The Presidential Task Force on PPAs, set up in March 2021 to look into ways that the country can bring down the cost of power, noted that denominating PPAs in foreign currency is among the factors driving up the cost of power.
Epra said it shared the recommendations of the study on local currency PPAs with the task force, which recommended that all future IPPs be in Kenya shilling.
The task force analysed different PPAs that Kenya Power has signed with the IPPs and noted the immense strain that both the company and the consumer have to bear due to the denomination of the agreements in foreign currency.
It noted that Kenya Power has to collect money from electricity consumers in the local currency and then convert the money into either the US dollar or euros to pay the power producers.
The task force noted that acquiring US dollars whenever Kenya Power has to pay the IPPs had the tendency of driving up demand for the dollar and in turn further weakening the shilling.
“KPLC (Kenya Power and Lighting Company) had contracted about 30 PPAs with IPPs and the payment was denominated in either US dollars or euros. Denominating the IPPs’ tariffs in foreign currency is bound to weaken the Kenyan shilling against the foreign currency in line with the law of demand and supply,” said the task force in its report published in September last year.
“KPLC as the off-taker will continue to incur significant foreign exchange losses given that the tariffs are agreed at the signing of PPAs and review of the foreign exchange losses has not been timely or has delayed at times beyond the one year due to delays in the review of retail tariffs."
The life of a PPA averages 20 years, and the exchange rates between the Kenya shilling and the US dollar or euro are bound to change significantly over the 20 years.
“These costs are passed on to customers every month as pass-through costs in the electricity bills, that is, KPLC passes the exchange rate risk to consumers. This has a high negative impact on the consumers.”
In reviewing the different PPAs that Kenya Power has with IPPs, the task force noted that owing to the volatility of the shilling, the firm pays billions of shillings more today compared to the years when the contracts were signed.
In one instance that the task force looked into, a PPA between Kenya Power and one IPP was signed in October 2009 when the exchange rate stood at Sh75 to the dollar.
At the time of doing the report last year, the shilling had weakened to Sh109 against the dollar.

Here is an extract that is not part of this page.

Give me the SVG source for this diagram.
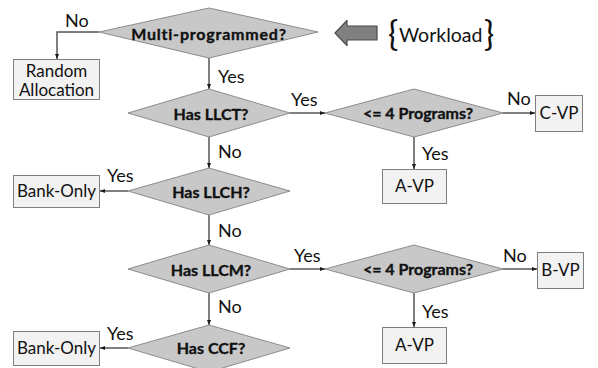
<svg xmlns="http://www.w3.org/2000/svg" width="598" height="368" viewBox="0 0 598 368">
  <defs>
    <marker id="arr" viewBox="0 0 10 10" refX="10" refY="5" markerWidth="5" markerHeight="5" orient="auto" markerUnits="userSpaceOnUse">
      <path d="M0,1 L10,5 L0,9 z" fill="#1a1a1a"/>
    </marker>
    <style>
      .dia { fill: #c8c8c8; stroke: #8c8c8c; stroke-width: 1; }
      .box { fill: #f2f2f2; stroke: #7f7f7f; stroke-width: 1; }
      .dt { font-family: Lato, "Liberation Sans", sans-serif; font-weight: bold; font-size: 16px; fill: #111; stroke: #111; stroke-width: 0.35; text-anchor: middle; }
      .bt { font-family: Lato, "Liberation Sans", sans-serif; font-size: 17px; fill: #111; text-anchor: middle; }
      .lb { font-family: Lato, "Liberation Sans", sans-serif; font-size: 18px; fill: #111; }
      .cn { fill: none; stroke: #555; stroke-width: 1.5; marker-end: url(#arr); }
    </style>
  </defs>
  <rect width="598" height="368" fill="#fff"/>

  <!-- connectors -->
  <g id="connectors">
    <path class="cn" d="M99,32 H57 V59"/>
    <path class="cn" d="M209,58 V89"/>
    <path class="cn" d="M290,113 H325"/>
    <path class="cn" d="M503,113 H535"/>
    <path class="cn" d="M414,137 V169"/>
    <path class="cn" d="M209,137 V168"/>
    <path class="cn" d="M128,191 H100"/>
    <path class="cn" d="M209,215 V245"/>
    <path class="cn" d="M290,269 H325"/>
    <path class="cn" d="M503,269 H537"/>
    <path class="cn" d="M414,293 V327"/>
    <path class="cn" d="M209,293 V325"/>
    <path class="cn" d="M128,348 H100"/>
  </g>

  <!-- edge labels -->
  <g id="edge-labels">
    <text class="lb" x="65" y="27">No</text>
    <text class="lb" x="218" y="83">Yes</text>
    <text class="lb" x="291" y="106">Yes</text>
    <text class="lb" x="507" y="105">No</text>
    <text class="lb" x="422" y="160">Yes</text>
    <text class="lb" x="218" y="158">No</text>
    <text class="lb" x="107" y="182">Yes</text>
    <text class="lb" x="218" y="237">No</text>
    <text class="lb" x="294" y="262">Yes</text>
    <text class="lb" x="503" y="262">No</text>
    <text class="lb" x="422" y="318">Yes</text>
    <text class="lb" x="218" y="313">No</text>
    <text class="lb" x="107" y="340">Yes</text>
  </g>

  <!-- decision nodes -->
  <g id="multi-programmed">
    <polygon class="dia" points="99,32 209,8 318,32 209,58"/>
    <text class="dt" x="209" y="40" font-size="20" letter-spacing="0.8">Multi-programmed?</text>
  </g>
  <g id="has-llct">
    <polygon class="dia" points="128,113 209,89 290,113 209,137"/>
    <text class="dt" x="211" y="120">Has LLCT?</text>
  </g>
  <g id="programs-1">
    <polygon class="dia" points="325,113 414,89 503,113 414,137"/>
    <text class="dt" x="418" y="119">&lt;= 4 Programs?</text>
  </g>
  <g id="has-llch">
    <polygon class="dia" points="128,191 209,168 290,191 209,215"/>
    <text class="dt" x="211" y="198">Has LLCH?</text>
  </g>
  <g id="has-llcm">
    <polygon class="dia" points="128,269 209,245 290,269 209,293"/>
    <text class="dt" x="211" y="276">Has LLCM?</text>
  </g>
  <g id="programs-2">
    <polygon class="dia" points="325,269 414,245 503,269 414,293"/>
    <text class="dt" x="418" y="275">&lt;= 4 Programs?</text>
  </g>
  <g id="has-ccf">
    <polygon class="dia" points="128,348 209,325 290,348 209,372"/>
    <text class="dt" x="211" y="354">Has CCF?</text>
  </g>

  <!-- outcome nodes -->
  <g id="random-allocation">
    <rect class="box" x="13.5" y="59.5" width="86" height="40"/>
    <text class="bt" x="56.5" y="77">Random</text>
    <text class="bt" x="56.5" y="96">Allocation</text>
  </g>
  <g id="bank-only-1">
    <rect class="box" x="13.5" y="175.5" width="86" height="32"/>
    <text class="bt" x="56.5" y="197">Bank-Only</text>
  </g>
  <g id="c-vp">
    <rect class="box" x="535.5" y="95.5" width="47" height="36"/>
    <text class="bt" x="559" y="119">C-VP</text>
  </g>
  <g id="a-vp-1">
    <rect class="box" x="382.5" y="169.5" width="64" height="34"/>
    <text class="bt" x="414.5" y="192">A-VP</text>
  </g>
  <g id="b-vp">
    <rect class="box" x="537.5" y="252.5" width="46" height="36"/>
    <text class="bt" x="560.5" y="276">B-VP</text>
  </g>
  <g id="a-vp-2">
    <rect class="box" x="382.5" y="327.5" width="64" height="36"/>
    <text class="bt" x="414.5" y="351">A-VP</text>
  </g>
  <g id="bank-only-2">
    <rect class="box" x="13.5" y="331.5" width="86" height="34"/>
    <text class="bt" x="56.5" y="354">Bank-Only</text>
  </g>

  <!-- workload input -->
  <g id="workload">
    <polygon points="335,33 347,20.5 347,26 377,26 377,40 347,40 347,45.5" fill="#808080" stroke="#4a4a4a" stroke-width="1.2" stroke-linejoin="round"/>
    <text font-family="Lato, 'Liberation Sans', sans-serif" fill="#111">
      <tspan x="388" y="46" font-size="34">{</tspan>
      <tspan x="399" y="42" font-size="19.5">Workload</tspan>
      <tspan x="484" y="46" font-size="34">}</tspan>
    </text>
  </g>
</svg>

It observed that Kenya Power “would require an extra Sh34 today for each US dollar it buys compared to what it would have spent in 2009 for the same dollar.”
The shilling has since last year further weakened to upwards of Sh120 to the dollar this year, which means that the company is spending over Sh44 in buying the US dollar compared to what it would have spent in 2009.
In another case, a euro-denominated PPA was signed in 2010 when the shilling to euro rate was Sh107.63.
The shilling had, however, weakened to Sh130 to the euro as of 2021 when the task force did its analysis.
This meant that Kenya Power spent an extra Sh22.40 for each euro it bought to pay the power producer last year compared to what it was spending in 2010 when the PPA was signed.
“The task force recommends that all future PPAs should be denominated in Kenya shillings. The monetary policy implementing agency will be required to ensure stable macroeconomic stability to avoid fluctuations in the local currency and erosion of the real value of money. Stability of local currency will enhance bankability of projects,” said the report.
It added that IPPs, just like other multinationals operating in the country, should take payment in local currency.
“There are many multinational companies who have invested in Kenya and all their transactions are in Kenya shilling. These multinationals invoice their customers in Kenya shillings. These companies include Diageo, Toyota and Vodafone, among others,” said the task force.